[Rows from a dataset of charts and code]
# # # # #
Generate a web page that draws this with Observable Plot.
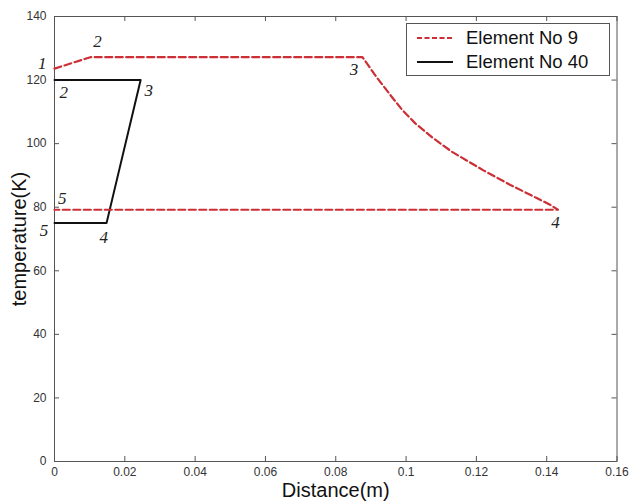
<!DOCTYPE html>
<html>
<head>
<meta charset="utf-8">
<script src="https://cdn.jsdelivr.net/npm/d3@7"></script>
<script src="https://cdn.jsdelivr.net/npm/@observablehq/plot@0.6"></script>
<style>
  html, body { margin: 0; padding: 0; background: #fff; }
  #wrap { position: relative; width: 630px; height: 503px; font-family: "Liberation Sans", Arial, sans-serif; }
  #legend { position: absolute; left: 406px; top: 23px; width: 204px; height: 53px; border: 1px solid #555; background: #fff; box-sizing: border-box; }
  #legend .row { position: absolute; left: 0; height: 22px; display: flex; align-items: center; font-size: 18.5px; color: #111; white-space: nowrap; }
  #legend svg { margin-left: 10px; margin-right: 13px; }
</style>
</head>
<body>
<div id="wrap"></div>
<script>
// ---- data ----
const series9Name = "Element No 9";
const series40Name = "Element No 40";
const elem9X = [0, 0.0102, 0.0876, 0.0913, 0.0951, 0.0989, 0.1027, 0.1075, 0.1131, 0.1220, 0.1297, 0.1373, 0.1411, 0.1432, 0];
const elem9Y = [123.6, 127.2, 127.2, 121.4, 115.9, 110.6, 106.3, 101.9, 97.4, 91.6, 87.0, 82.8, 80.7, 79.2, 79.2];
const elem40X = [0, 0.0245, 0.0148, 0];
const elem40Y = [120, 120, 75, 75];
const xTicks = [0, 0.02, 0.04, 0.06, 0.08, 0.1, 0.12, 0.14, 0.16];
const xTickLabels = ["0", "0.02", "0.04", "0.06", "0.08", "0.1", "0.12", "0.14", "0.16"];
const yTicks = [0, 20, 40, 60, 80, 100, 120, 140];
const label9Text = ["1", "2", "3", "4", "5"];
const label9X = [-0.0035, 0.0122, 0.0852, 0.1425, 0.0022];
const label9Y = [125.1, 132.2, 123.2, 75.3, 82.6];
const label40Text = ["2", "3", "4", "5"];
const label40X = [0.0026, 0.0268, 0.0140, -0.0030];
const label40Y = [116.2, 116.7, 70.6, 72.7];

const red = "#cc2f35";
const W = 630, H = 503;
const mL = 54, mR = 13.5, mT = 16, mB = 42;
const plotW = W - mL - mR, plotH = H - mT - mB;

const s9 = elem9X.map((x, i) => ({x, y: elem9Y[i]}));
const s40 = elem40X.map((x, i) => ({x, y: elem40Y[i]}));
const lab9 = label9Text.map((t, i) => ({t, x: label9X[i], y: label9Y[i]}));
const lab40 = label40Text.map((t, i) => ({t, x: label40X[i], y: label40Y[i]}));

const chart = Plot.plot({
  width: W, height: H,
  marginLeft: mL, marginRight: mR, marginTop: mT, marginBottom: mB,
  style: {fontFamily: "'Liberation Sans', Arial, sans-serif", background: "#fff", overflow: "visible"},
  x: {domain: [0, 0.16]},
  y: {domain: [0, 140]},
  marks: [
    Plot.frame({stroke: "#555", strokeWidth: 1}),
    Plot.tickX(xTicks, {x: d => d, insetTop: plotH - 5, stroke: "#555"}),
    Plot.tickX(xTicks, {x: d => d, insetBottom: plotH - 5, stroke: "#555"}),
    Plot.tickY(yTicks, {y: d => d, insetRight: plotW - 5, stroke: "#555"}),
    Plot.tickY(yTicks, {y: d => d, insetLeft: plotW - 5, stroke: "#555"}),
    Plot.axisX({ticks: xTicks, tickSize: 0, tickPadding: 6, tickFormat: (d, i) => xTickLabels[i], fontSize: 12, fill: "#333", label: null}),
    Plot.axisY({ticks: yTicks, tickSize: 0, tickPadding: 8, tickFormat: d => String(d), fontSize: 12, fill: "#333", label: null}),
    Plot.text(["Distance(m)"], {frameAnchor: "bottom", dy: 29, textAnchor: "middle", lineAnchor: "middle", fontSize: 20, fill: "#111"}),
    Plot.text(["temperature(K)"], {frameAnchor: "left", dx: -35, textAnchor: "middle", lineAnchor: "middle", rotate: -90, fontSize: 20, fill: "#111"}),
    Plot.line(s40, {x: "x", y: "y", stroke: "#111", strokeWidth: 2}),
    Plot.line(s9, {x: "x", y: "y", stroke: red, strokeWidth: 2.2, strokeDasharray: "7,3.5"}),
    Plot.text(lab9, {x: "x", y: "y", text: "t", fontSize: 17, fontStyle: "italic", fontFamily: "'Liberation Serif', 'DejaVu Serif', serif", fill: "#222"}),
    Plot.text(lab40, {x: "x", y: "y", text: "t", fontSize: 17, fontStyle: "italic", fontFamily: "'Liberation Serif', 'DejaVu Serif', serif", fill: "#222"})
  ]
});

const wrap = document.getElementById("wrap");
wrap.appendChild(chart);

const legend = document.createElement("div");
legend.id = "legend";
legend.innerHTML =
  `<div class="row" style="top:3px"><svg width="36" height="6"><line x1="0" y1="3" x2="36" y2="3" stroke="${red}" stroke-width="2" stroke-dasharray="5,2.5"/></svg>${series9Name}</div>` +
  `<div class="row" style="top:27px"><svg width="36" height="6"><line x1="0" y1="3" x2="36" y2="3" stroke="#111" stroke-width="2"/></svg>${series40Name}</div>`;
wrap.appendChild(legend);
</script>
</body>
</html>
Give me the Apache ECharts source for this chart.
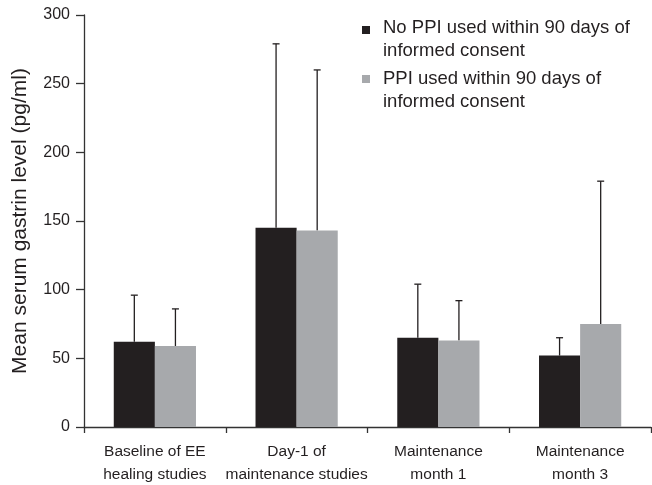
# # # # #
• AIM: Transcribe the full listing character for character. Pictures are excluded.

• RESPONSE TO THIS TASK:
Generate a web page that draws this with Observable Plot.
<!DOCTYPE html>
<html>
<head>
<meta charset="utf-8">
<script src="https://cdn.jsdelivr.net/npm/d3@7"></script>
<script src="https://cdn.jsdelivr.net/npm/@observablehq/plot@0.6"></script>
<style>
  html, body { margin: 0; padding: 0; background: #fff; }
  #wrap { position: relative; width: 630px; height: 503px; font-family: "Liberation Sans", Arial, sans-serif; }
  #legend { position: absolute; left: 406px; top: 23px; width: 204px; height: 53px; border: 1px solid #555; background: #fff; box-sizing: border-box; }
  #legend .row { position: absolute; left: 0; height: 22px; display: flex; align-items: center; font-size: 18.5px; color: #111; white-space: nowrap; }
  #legend svg { margin-left: 10px; margin-right: 13px; }
</style>
</head>
<body>
<div id="wrap"></div>
<script>
// ---- data ----
const series9Name = "Element No 9";
const series40Name = "Element No 40";
const elem9X = [0, 0.0102, 0.0876, 0.0913, 0.0951, 0.0989, 0.1027, 0.1075, 0.1131, 0.1220, 0.1297, 0.1373, 0.1411, 0.1432, 0];
const elem9Y = [123.6, 127.2, 127.2, 121.4, 115.9, 110.6, 106.3, 101.9, 97.4, 91.6, 87.0, 82.8, 80.7, 79.2, 79.2];
const elem40X = [0, 0.0245, 0.0148, 0];
const elem40Y = [120, 120, 75, 75];
const xTicks = [0, 0.02, 0.04, 0.06, 0.08, 0.1, 0.12, 0.14, 0.16];
const xTickLabels = ["0", "0.02", "0.04", "0.06", "0.08", "0.1", "0.12", "0.14", "0.16"];
const yTicks = [0, 20, 40, 60, 80, 100, 120, 140];
const label9Text = ["1", "2", "3", "4", "5"];
const label9X = [-0.0035, 0.0122, 0.0852, 0.1425, 0.0022];
const label9Y = [125.1, 132.2, 123.2, 75.3, 82.6];
const label40Text = ["2", "3", "4", "5"];
const label40X = [0.0026, 0.0268, 0.0140, -0.0030];
const label40Y = [116.2, 116.7, 70.6, 72.7];

const red = "#cc2f35";
const W = 630, H = 503;
const mL = 54, mR = 13.5, mT = 16, mB = 42;
const plotW = W - mL - mR, plotH = H - mT - mB;

const s9 = elem9X.map((x, i) => ({x, y: elem9Y[i]}));
const s40 = elem40X.map((x, i) => ({x, y: elem40Y[i]}));
const lab9 = label9Text.map((t, i) => ({t, x: label9X[i], y: label9Y[i]}));
const lab40 = label40Text.map((t, i) => ({t, x: label40X[i], y: label40Y[i]}));

const chart = Plot.plot({
  width: W, height: H,
  marginLeft: mL, marginRight: mR, marginTop: mT, marginBottom: mB,
  style: {fontFamily: "'Liberation Sans', Arial, sans-serif", background: "#fff", overflow: "visible"},
  x: {domain: [0, 0.16]},
  y: {domain: [0, 140]},
  marks: [
    Plot.frame({stroke: "#555", strokeWidth: 1}),
    Plot.tickX(xTicks, {x: d => d, insetTop: plotH - 5, stroke: "#555"}),
    Plot.tickX(xTicks, {x: d => d, insetBottom: plotH - 5, stroke: "#555"}),
    Plot.tickY(yTicks, {y: d => d, insetRight: plotW - 5, stroke: "#555"}),
    Plot.tickY(yTicks, {y: d => d, insetLeft: plotW - 5, stroke: "#555"}),
    Plot.axisX({ticks: xTicks, tickSize: 0, tickPadding: 6, tickFormat: (d, i) => xTickLabels[i], fontSize: 12, fill: "#333", label: null}),
    Plot.axisY({ticks: yTicks, tickSize: 0, tickPadding: 8, tickFormat: d => String(d), fontSize: 12, fill: "#333", label: null}),
    Plot.text(["Distance(m)"], {frameAnchor: "bottom", dy: 29, textAnchor: "middle", lineAnchor: "middle", fontSize: 20, fill: "#111"}),
    Plot.text(["temperature(K)"], {frameAnchor: "left", dx: -35, textAnchor: "middle", lineAnchor: "middle", rotate: -90, fontSize: 20, fill: "#111"}),
    Plot.line(s40, {x: "x", y: "y", stroke: "#111", strokeWidth: 2}),
    Plot.line(s9, {x: "x", y: "y", stroke: red, strokeWidth: 2.2, strokeDasharray: "7,3.5"}),
    Plot.text(lab9, {x: "x", y: "y", text: "t", fontSize: 17, fontStyle: "italic", fontFamily: "'Liberation Serif', 'DejaVu Serif', serif", fill: "#222"}),
    Plot.text(lab40, {x: "x", y: "y", text: "t", fontSize: 17, fontStyle: "italic", fontFamily: "'Liberation Serif', 'DejaVu Serif', serif", fill: "#222"})
  ]
});

const wrap = document.getElementById("wrap");
wrap.appendChild(chart);

const legend = document.createElement("div");
legend.id = "legend";
legend.innerHTML =
  `<div class="row" style="top:3px"><svg width="36" height="6"><line x1="0" y1="3" x2="36" y2="3" stroke="${red}" stroke-width="2" stroke-dasharray="5,2.5"/></svg>${series9Name}</div>` +
  `<div class="row" style="top:27px"><svg width="36" height="6"><line x1="0" y1="3" x2="36" y2="3" stroke="#111" stroke-width="2"/></svg>${series40Name}</div>`;
wrap.appendChild(legend);
</script>
</body>
</html>
Give me the Apache ECharts source for this chart.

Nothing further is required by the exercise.